Supposer que l’on puisse faire coïncider l’incitation à la consommation et les moyens de la satisfaire, l’incitation à investir, tout en garantissant un taux de profit attrayant, c’est, écrivait-il, imaginer «un monde aussi improbable qu’un arc-en-ciel tricolore». Ce qui est posé aujourd’hui, c’est la question du dépassement et du dépérissement des rapports marchands, et les catégories philosophiques qui les sous-tendent. En freinant la diffusion de l’innovation et son enrichissement, la privatisation ôte au néolibéralisme son discours sur les bienfaits de la concurrence et déconstruit l’éloge des contraintes institutionnelles du marché mondial. C’est d’un changement de la logique même du capitalisme qu’il s’agit : «La société nouvelle doit s’inventer sans mode d’emploi, dans l’expérience pratique de millions d’hommes et de femmes.»
Avec Daniel Bensaïd, nous perdons un intellectuel marxiste rare.

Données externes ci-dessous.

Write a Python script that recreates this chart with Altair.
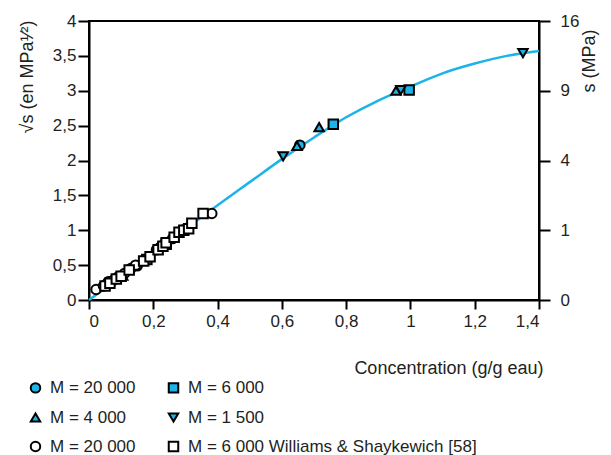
import altair as alt
import pandas as pd

# Fitted curve
curve_x = [0.0, 0.1, 0.2, 0.3, 0.4, 0.5, 0.6, 0.7, 0.8, 0.9, 1.0, 1.1, 1.2, 1.3, 1.4]
curve_y = [0.0, 0.34, 0.68, 1.02, 1.36, 1.69, 2.02, 2.33, 2.62, 2.86, 3.06, 3.25, 3.39, 3.50, 3.57]

# Series (legend is filled column by column: a, c, e | b, d, f)
series_keys = ["a", "c", "e", "b", "d", "f"]
series_labels = ["M = 20 000", "M = 4 000", "M = 20 000", "M = 6 000", "M = 1 500",
                 "M = 6 000 Williams & Shaykewich [58]"]
series_shapes = ["circle", "triangle-up", "circle", "square", "triangle-down", "square"]
series_fills = ["#1cb4e8", "#1cb4e8", "white", "#1cb4e8", "#1cb4e8", "white"]

a_x = [0.07, 0.15, 0.22, 0.29, 0.656]
a_y = [0.27, 0.49, 0.75, 1.00, 2.22]
b_x = [0.18, 0.24, 0.76, 0.996]
b_y = [0.58, 0.80, 2.52, 3.01]
c_x = [0.105, 0.647, 0.716, 0.955]
c_y = [0.35, 2.21, 2.48, 3.00]
d_x = [0.604, 0.97, 1.35]
d_y = [2.06, 3.01, 3.54]
e_x = [0.022, 0.045, 0.06, 0.075, 0.09, 0.11, 0.13, 0.145, 0.21, 0.225, 0.26, 0.285, 0.305, 0.382]
e_y = [0.15, 0.20, 0.26, 0.28, 0.33, 0.38, 0.45, 0.50, 0.72, 0.77, 0.88, 0.98, 1.03, 1.24]
f_x = [0.05, 0.065, 0.085, 0.1, 0.125, 0.17, 0.19, 0.215, 0.23, 0.24, 0.265, 0.28, 0.295, 0.31, 0.32, 0.355]
f_y = [0.20, 0.24, 0.30, 0.34, 0.43, 0.56, 0.62, 0.72, 0.77, 0.82, 0.90, 0.97, 1.0, 1.02, 1.10, 1.24]

x_ticks = [0, 0.2, 0.4, 0.6, 0.8, 1, 1.2, 1.4]
y_ticks = [0, 0.5, 1, 1.5, 2, 2.5, 3, 3.5, 4]
y2_ticks = [0, 1, 2, 3, 4]

curve_df = pd.DataFrame({"x": curve_x, "y": curve_y})
rows = []
for key, xs, ys in [("a", a_x, a_y), ("b", b_x, b_y), ("c", c_x, c_y),
                    ("d", d_x, d_y), ("e", e_x, e_y), ("f", f_x, f_y)]:
    for xv, yv in zip(xs, ys):
        rows.append({"x": xv, "y": yv, "series": key})
pts = pd.DataFrame(rows)

FONT = "Liberation Sans"
TXT = "#231f20"
BLUE = "#1cb4e8"

xscale = alt.Scale(domain=[0, 1.4], nice=False, zero=True)
yscale = alt.Scale(domain=[0, 4], nice=False, zero=True)

x_enc = alt.X("x:Q", scale=xscale, axis=alt.Axis(
    values=x_ticks, labelExpr="replace(toString(datum.value), '.', ',')",
    title="Concentration (g/g eau)", titleX=454, titleY=73, titleAlign="right",
    titleBaseline="alphabetic", tickSize=9, labelPadding=4))

line = alt.Chart(curve_df).mark_line(color=BLUE, strokeWidth=2.5, interpolate="monotone").encode(
    x=x_enc,
    y=alt.Y("y:Q", scale=yscale, axis=alt.Axis(
        values=y_ticks, labelExpr="replace(toString(datum.value), '.', ',')",
        title="√s (en MPa¹⁄²)", titleX=-62, titleY=-1, titleAngle=270,
        titleAlign="right", titleBaseline="middle", tickSize=11, labelPadding=2)),
)

label_expr = " : ".join(
    f"datum.value == '{k}' ? '{l}'" for k, l in zip(series_keys[:-1], series_labels[:-1])
) + f" : '{series_labels[-1]}'"

leg = alt.Legend(title=None, orient="none", legendX=-62, legendY=358, columns=2,
                 columnPadding=28, rowPadding=11, symbolSize=90, symbolStrokeWidth=2,
                 labelFontSize=17, labelFont=FONT, labelColor=TXT,
                 labelExpr=label_expr, labelOffset=6, labelLimit=400, padding=0)

points = alt.Chart(pts).mark_point(filled=True, strokeWidth=2, size=90, opacity=1).encode(
    x=x_enc,
    y=alt.Y("y:Q", scale=yscale, axis=alt.Axis(
        orient="right", values=y2_ticks, labelExpr="toString(datum.value * datum.value)",
        title="s (MPa)", titleX=50, titleY=8, titleAngle=270, titleAlign="right",
        titleBaseline="middle", tickSize=11, labelPadding=10)),
    fill=alt.Fill("series:N", scale=alt.Scale(domain=series_keys, range=series_fills), legend=leg),
    shape=alt.Shape("series:N", scale=alt.Scale(domain=series_keys, range=series_shapes), legend=leg),
    stroke=alt.Stroke("series:N", scale=alt.Scale(domain=series_keys, range=["black"] * 6), legend=leg),
)

chart = alt.layer(line, points).resolve_scale(y="independent").properties(
    width=450, height=279,
    autosize=alt.AutoSizeParams(type="none"),
    padding={"left": 81, "top": 13, "right": 64, "bottom": 155},
).configure_view(stroke="black", strokeWidth=2).configure_axis(
    labelFont=FONT, labelFontSize=17, labelColor=TXT, titleFont=FONT, titleFontSize=18,
    titleFontWeight="normal", titleColor=TXT, domainColor="black", domainWidth=2,
    tickColor="black", tickWidth=2, grid=False,
)

chart.save("out.html", embed_options={"renderer": "svg", "actions": False})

De ceux qui, à la fin des années 1970, au moment du reflux des mouvements sociaux, n’ont rien renié de la radicalité de leur engagement politique. Plus encore, il a contribué par ses ouvrages et son militantisme, depuis une vingtaine d’années, à relancer, de façon polémique et fondatrice à la fois, une dynamique de la contestation de la mondialisation capitaliste sauvage. Depuis, avec la parution, en 1995, de Marx l’intempestif (Éditions Fayard, 1995), il a renouvelé la manière critique de lire les analyses historiques, économiques et scientifiques de Marx. Daniel Bensaïd était ancien élève de l’École normale supérieure de Saint Cloud, professeur de philosophie à l’université Paris-VIII, militant en mai 1968 dans la Jeunesse communiste révolutionnaire, puis dans la Ligue communiste révolutionnaire. Le Nouveau Parti anticapitaliste perd avec lui son théoricien antistalinien le plus fin. Il était connu pour ses études sur Walter Benjamin, Karl Marx et son analyse récente du postmodernisme dans les Irréductibles. Éloge de la résistance à l’air du temps (Éditions Textuel, 1999).
Daniel Bensaïd avait un certain respect pour l’école de modestie qu’est le militantisme puisqu’elle est l’admission, dans la pratique, qu’on ne pense, ni n’agit jamais entièrement seul. Il reconnaissait volontiers qu’aucune formation politique, pas même la sienne, n’avait le monopole de la critique radicale du capitalisme mais, ajoutait-il, «on ne peut pas non plus dire que les gens se bousculent pour faire vivre un marxisme critique». Certes, la cote des idoles et des dieux est à la hausse. Le sacré revient en force. Mais c’est de penser l’avenir d’une politique progressiste et profane qu’il est aujourd’hui question en France.